Dataset:

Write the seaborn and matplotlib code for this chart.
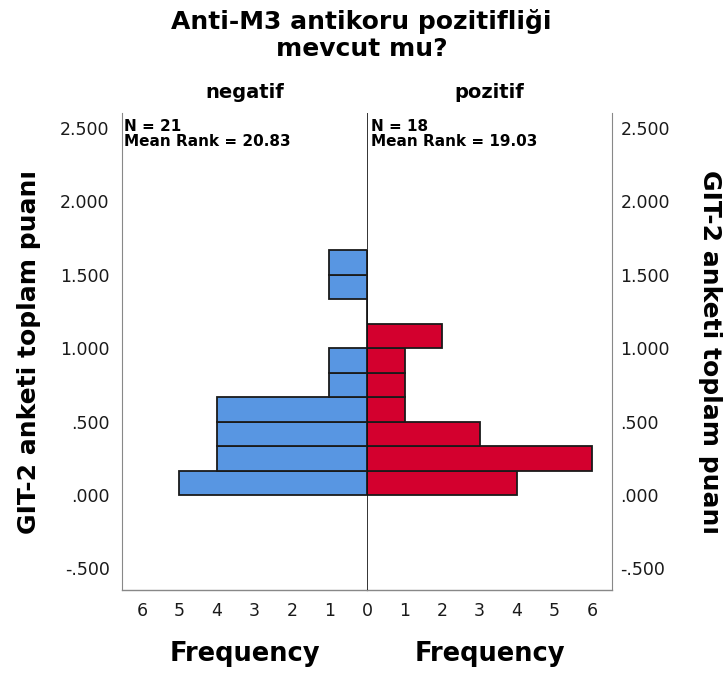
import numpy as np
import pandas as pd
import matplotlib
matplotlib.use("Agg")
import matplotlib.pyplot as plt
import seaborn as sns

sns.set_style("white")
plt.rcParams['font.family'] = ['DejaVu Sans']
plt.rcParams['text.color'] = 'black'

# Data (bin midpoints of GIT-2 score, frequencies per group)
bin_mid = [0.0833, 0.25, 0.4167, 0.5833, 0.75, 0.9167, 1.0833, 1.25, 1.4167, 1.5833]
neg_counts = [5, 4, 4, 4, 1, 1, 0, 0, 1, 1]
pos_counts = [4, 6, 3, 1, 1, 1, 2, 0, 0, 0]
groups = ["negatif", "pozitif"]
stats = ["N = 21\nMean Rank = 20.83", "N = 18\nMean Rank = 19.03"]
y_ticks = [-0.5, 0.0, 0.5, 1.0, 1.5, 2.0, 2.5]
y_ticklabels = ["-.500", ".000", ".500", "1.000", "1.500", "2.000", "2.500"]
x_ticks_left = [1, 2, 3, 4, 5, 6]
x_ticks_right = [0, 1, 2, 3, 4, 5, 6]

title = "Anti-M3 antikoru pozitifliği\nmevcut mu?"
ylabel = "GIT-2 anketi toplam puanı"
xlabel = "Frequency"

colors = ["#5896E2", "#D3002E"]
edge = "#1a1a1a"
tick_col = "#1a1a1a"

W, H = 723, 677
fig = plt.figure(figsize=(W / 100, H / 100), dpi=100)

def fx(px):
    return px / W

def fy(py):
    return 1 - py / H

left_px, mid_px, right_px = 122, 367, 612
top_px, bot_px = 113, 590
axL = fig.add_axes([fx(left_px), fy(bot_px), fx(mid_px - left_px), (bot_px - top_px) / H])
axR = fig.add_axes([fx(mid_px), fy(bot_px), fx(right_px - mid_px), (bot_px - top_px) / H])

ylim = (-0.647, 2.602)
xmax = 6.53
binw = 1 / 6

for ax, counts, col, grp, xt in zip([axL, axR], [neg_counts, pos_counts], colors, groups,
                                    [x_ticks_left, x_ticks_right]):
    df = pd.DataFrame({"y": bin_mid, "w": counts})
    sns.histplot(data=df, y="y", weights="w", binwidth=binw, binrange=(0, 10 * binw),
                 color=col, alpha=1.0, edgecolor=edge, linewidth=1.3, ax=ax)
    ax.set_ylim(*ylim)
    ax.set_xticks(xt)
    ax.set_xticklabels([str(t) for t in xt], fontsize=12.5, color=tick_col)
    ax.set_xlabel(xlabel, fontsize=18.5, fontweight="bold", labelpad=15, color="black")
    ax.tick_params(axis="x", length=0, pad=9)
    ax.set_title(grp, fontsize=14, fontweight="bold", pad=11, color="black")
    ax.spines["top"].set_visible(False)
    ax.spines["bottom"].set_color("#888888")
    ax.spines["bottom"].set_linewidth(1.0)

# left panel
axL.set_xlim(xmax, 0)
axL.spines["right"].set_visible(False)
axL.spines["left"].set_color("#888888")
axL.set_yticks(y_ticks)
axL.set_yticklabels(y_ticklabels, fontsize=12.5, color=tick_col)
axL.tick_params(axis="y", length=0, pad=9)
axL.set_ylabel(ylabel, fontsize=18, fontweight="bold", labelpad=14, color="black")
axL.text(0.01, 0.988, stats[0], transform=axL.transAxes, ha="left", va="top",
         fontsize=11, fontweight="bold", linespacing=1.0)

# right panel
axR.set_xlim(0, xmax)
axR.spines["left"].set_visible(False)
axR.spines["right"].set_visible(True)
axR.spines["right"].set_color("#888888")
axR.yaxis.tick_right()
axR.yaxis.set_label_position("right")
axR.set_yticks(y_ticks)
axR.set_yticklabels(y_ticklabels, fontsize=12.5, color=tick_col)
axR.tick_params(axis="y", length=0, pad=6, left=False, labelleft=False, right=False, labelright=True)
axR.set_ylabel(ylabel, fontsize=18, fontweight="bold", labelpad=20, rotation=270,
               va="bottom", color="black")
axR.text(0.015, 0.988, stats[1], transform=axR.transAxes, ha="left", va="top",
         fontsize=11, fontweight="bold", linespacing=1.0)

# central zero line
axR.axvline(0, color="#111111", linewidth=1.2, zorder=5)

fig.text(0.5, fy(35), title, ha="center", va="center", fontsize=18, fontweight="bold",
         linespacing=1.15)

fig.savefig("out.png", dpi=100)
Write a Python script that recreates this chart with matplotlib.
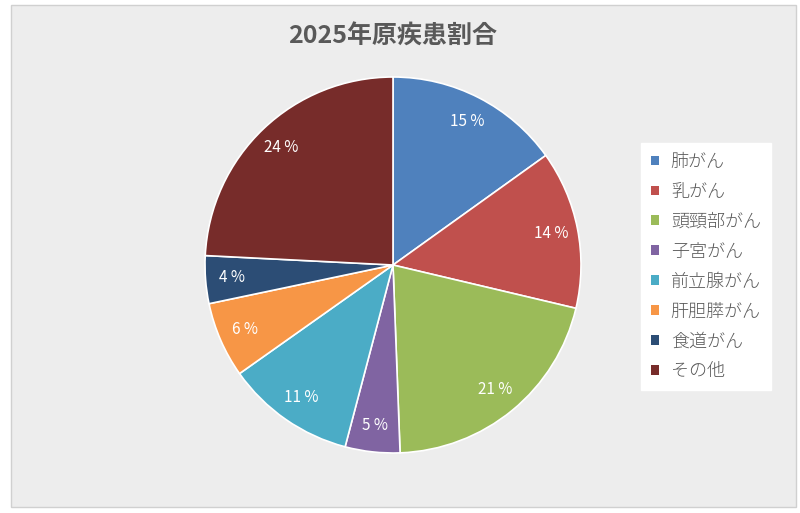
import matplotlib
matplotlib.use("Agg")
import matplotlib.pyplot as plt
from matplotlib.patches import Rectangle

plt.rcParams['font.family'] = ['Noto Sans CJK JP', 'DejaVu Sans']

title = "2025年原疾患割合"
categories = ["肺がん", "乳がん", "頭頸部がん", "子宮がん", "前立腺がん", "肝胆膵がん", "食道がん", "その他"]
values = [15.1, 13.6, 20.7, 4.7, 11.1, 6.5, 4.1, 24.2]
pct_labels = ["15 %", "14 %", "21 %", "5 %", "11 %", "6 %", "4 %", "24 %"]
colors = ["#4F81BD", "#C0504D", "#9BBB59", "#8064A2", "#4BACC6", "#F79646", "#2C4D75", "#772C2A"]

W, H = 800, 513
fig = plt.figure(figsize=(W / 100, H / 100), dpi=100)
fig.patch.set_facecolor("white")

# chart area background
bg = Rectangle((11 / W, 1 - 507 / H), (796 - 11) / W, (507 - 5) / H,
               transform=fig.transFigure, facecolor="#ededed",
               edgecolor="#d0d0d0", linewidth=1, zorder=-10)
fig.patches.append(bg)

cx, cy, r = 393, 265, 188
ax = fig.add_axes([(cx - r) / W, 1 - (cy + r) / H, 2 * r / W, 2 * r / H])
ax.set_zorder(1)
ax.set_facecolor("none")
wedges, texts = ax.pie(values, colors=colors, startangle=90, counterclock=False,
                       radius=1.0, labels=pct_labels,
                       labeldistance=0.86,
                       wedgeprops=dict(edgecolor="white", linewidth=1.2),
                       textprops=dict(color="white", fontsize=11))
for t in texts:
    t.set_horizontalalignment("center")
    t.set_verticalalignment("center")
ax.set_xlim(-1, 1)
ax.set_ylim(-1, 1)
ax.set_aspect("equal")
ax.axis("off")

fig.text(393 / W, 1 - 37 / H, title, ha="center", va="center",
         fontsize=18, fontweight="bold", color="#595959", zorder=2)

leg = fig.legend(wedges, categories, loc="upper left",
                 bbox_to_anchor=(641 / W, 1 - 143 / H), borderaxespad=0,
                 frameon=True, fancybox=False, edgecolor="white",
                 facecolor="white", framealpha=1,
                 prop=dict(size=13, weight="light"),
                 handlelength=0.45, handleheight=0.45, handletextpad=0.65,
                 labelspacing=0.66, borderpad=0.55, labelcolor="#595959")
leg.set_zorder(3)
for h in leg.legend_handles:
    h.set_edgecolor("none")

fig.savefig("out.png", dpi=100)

Exercise description: Output the entries above exactly, without their pictures.

Correct output:
Write the seaborn and matplotlib code for this chart.
import numpy as np
import pandas as pd
import matplotlib
matplotlib.use("Agg")
import matplotlib.pyplot as plt
import seaborn as sns

sns.set_style("white")
plt.rcParams['font.family'] = ['DejaVu Sans']
plt.rcParams['text.color'] = 'black'

# Data (bin midpoints of GIT-2 score, frequencies per group)
bin_mid = [0.0833, 0.25, 0.4167, 0.5833, 0.75, 0.9167, 1.0833, 1.25, 1.4167, 1.5833]
neg_counts = [5, 4, 4, 4, 1, 1, 0, 0, 1, 1]
pos_counts = [4, 6, 3, 1, 1, 1, 2, 0, 0, 0]
groups = ["negatif", "pozitif"]
stats = ["N = 21\nMean Rank = 20.83", "N = 18\nMean Rank = 19.03"]
y_ticks = [-0.5, 0.0, 0.5, 1.0, 1.5, 2.0, 2.5]
y_ticklabels = ["-.500", ".000", ".500", "1.000", "1.500", "2.000", "2.500"]
x_ticks_left = [1, 2, 3, 4, 5, 6]
x_ticks_right = [0, 1, 2, 3, 4, 5, 6]

title = "Anti-M3 antikoru pozitifliği\nmevcut mu?"
ylabel = "GIT-2 anketi toplam puanı"
xlabel = "Frequency"

colors = ["#5896E2", "#D3002E"]
edge = "#1a1a1a"
tick_col = "#1a1a1a"

W, H = 723, 677
fig = plt.figure(figsize=(W / 100, H / 100), dpi=100)

def fx(px):
    return px / W

def fy(py):
    return 1 - py / H

left_px, mid_px, right_px = 122, 367, 612
top_px, bot_px = 113, 590
axL = fig.add_axes([fx(left_px), fy(bot_px), fx(mid_px - left_px), (bot_px - top_px) / H])
axR = fig.add_axes([fx(mid_px), fy(bot_px), fx(right_px - mid_px), (bot_px - top_px) / H])

ylim = (-0.647, 2.602)
xmax = 6.53
binw = 1 / 6

for ax, counts, col, grp, xt in zip([axL, axR], [neg_counts, pos_counts], colors, groups,
                                    [x_ticks_left, x_ticks_right]):
    df = pd.DataFrame({"y": bin_mid, "w": counts})
    sns.histplot(data=df, y="y", weights="w", binwidth=binw, binrange=(0, 10 * binw),
                 color=col, alpha=1.0, edgecolor=edge, linewidth=1.3, ax=ax)
    ax.set_ylim(*ylim)
    ax.set_xticks(xt)
    ax.set_xticklabels([str(t) for t in xt], fontsize=12.5, color=tick_col)
    ax.set_xlabel(xlabel, fontsize=18.5, fontweight="bold", labelpad=15, color="black")
    ax.tick_params(axis="x", length=0, pad=9)
    ax.set_title(grp, fontsize=14, fontweight="bold", pad=11, color="black")
    ax.spines["top"].set_visible(False)
    ax.spines["bottom"].set_color("#888888")
    ax.spines["bottom"].set_linewidth(1.0)

# left panel
axL.set_xlim(xmax, 0)
axL.spines["right"].set_visible(False)
axL.spines["left"].set_color("#888888")
axL.set_yticks(y_ticks)
axL.set_yticklabels(y_ticklabels, fontsize=12.5, color=tick_col)
axL.tick_params(axis="y", length=0, pad=9)
axL.set_ylabel(ylabel, fontsize=18, fontweight="bold", labelpad=14, color="black")
axL.text(0.01, 0.988, stats[0], transform=axL.transAxes, ha="left", va="top",
         fontsize=11, fontweight="bold", linespacing=1.0)

# right panel
axR.set_xlim(0, xmax)
axR.spines["left"].set_visible(False)
axR.spines["right"].set_visible(True)
axR.spines["right"].set_color("#888888")
axR.yaxis.tick_right()
axR.yaxis.set_label_position("right")
axR.set_yticks(y_ticks)
axR.set_yticklabels(y_ticklabels, fontsize=12.5, color=tick_col)
axR.tick_params(axis="y", length=0, pad=6, left=False, labelleft=False, right=False, labelright=True)
axR.set_ylabel(ylabel, fontsize=18, fontweight="bold", labelpad=20, rotation=270,
               va="bottom", color="black")
axR.text(0.015, 0.988, stats[1], transform=axR.transAxes, ha="left", va="top",
         fontsize=11, fontweight="bold", linespacing=1.0)

# central zero line
axR.axvline(0, color="#111111", linewidth=1.2, zorder=5)

fig.text(0.5, fy(35), title, ha="center", va="center", fontsize=18, fontweight="bold",
         linespacing=1.15)

fig.savefig("out.png", dpi=100)
Write a Python script that recreates this chart with matplotlib.
import matplotlib
matplotlib.use("Agg")
import matplotlib.pyplot as plt
from matplotlib.patches import Rectangle

plt.rcParams['font.family'] = ['Noto Sans CJK JP', 'DejaVu Sans']

title = "2025年原疾患割合"
categories = ["肺がん", "乳がん", "頭頸部がん", "子宮がん", "前立腺がん", "肝胆膵がん", "食道がん", "その他"]
values = [15.1, 13.6, 20.7, 4.7, 11.1, 6.5, 4.1, 24.2]
pct_labels = ["15 %", "14 %", "21 %", "5 %", "11 %", "6 %", "4 %", "24 %"]
colors = ["#4F81BD", "#C0504D", "#9BBB59", "#8064A2", "#4BACC6", "#F79646", "#2C4D75", "#772C2A"]

W, H = 800, 513
fig = plt.figure(figsize=(W / 100, H / 100), dpi=100)
fig.patch.set_facecolor("white")

# chart area background
bg = Rectangle((11 / W, 1 - 507 / H), (796 - 11) / W, (507 - 5) / H,
               transform=fig.transFigure, facecolor="#ededed",
               edgecolor="#d0d0d0", linewidth=1, zorder=-10)
fig.patches.append(bg)

cx, cy, r = 393, 265, 188
ax = fig.add_axes([(cx - r) / W, 1 - (cy + r) / H, 2 * r / W, 2 * r / H])
ax.set_zorder(1)
ax.set_facecolor("none")
wedges, texts = ax.pie(values, colors=colors, startangle=90, counterclock=False,
                       radius=1.0, labels=pct_labels,
                       labeldistance=0.86,
                       wedgeprops=dict(edgecolor="white", linewidth=1.2),
                       textprops=dict(color="white", fontsize=11))
for t in texts:
    t.set_horizontalalignment("center")
    t.set_verticalalignment("center")
ax.set_xlim(-1, 1)
ax.set_ylim(-1, 1)
ax.set_aspect("equal")
ax.axis("off")

fig.text(393 / W, 1 - 37 / H, title, ha="center", va="center",
         fontsize=18, fontweight="bold", color="#595959", zorder=2)

leg = fig.legend(wedges, categories, loc="upper left",
                 bbox_to_anchor=(641 / W, 1 - 143 / H), borderaxespad=0,
                 frameon=True, fancybox=False, edgecolor="white",
                 facecolor="white", framealpha=1,
                 prop=dict(size=13, weight="light"),
                 handlelength=0.45, handleheight=0.45, handletextpad=0.65,
                 labelspacing=0.66, borderpad=0.55, labelcolor="#595959")
leg.set_zorder(3)
for h in leg.legend_handles:
    h.set_edgecolor("none")

fig.savefig("out.png", dpi=100)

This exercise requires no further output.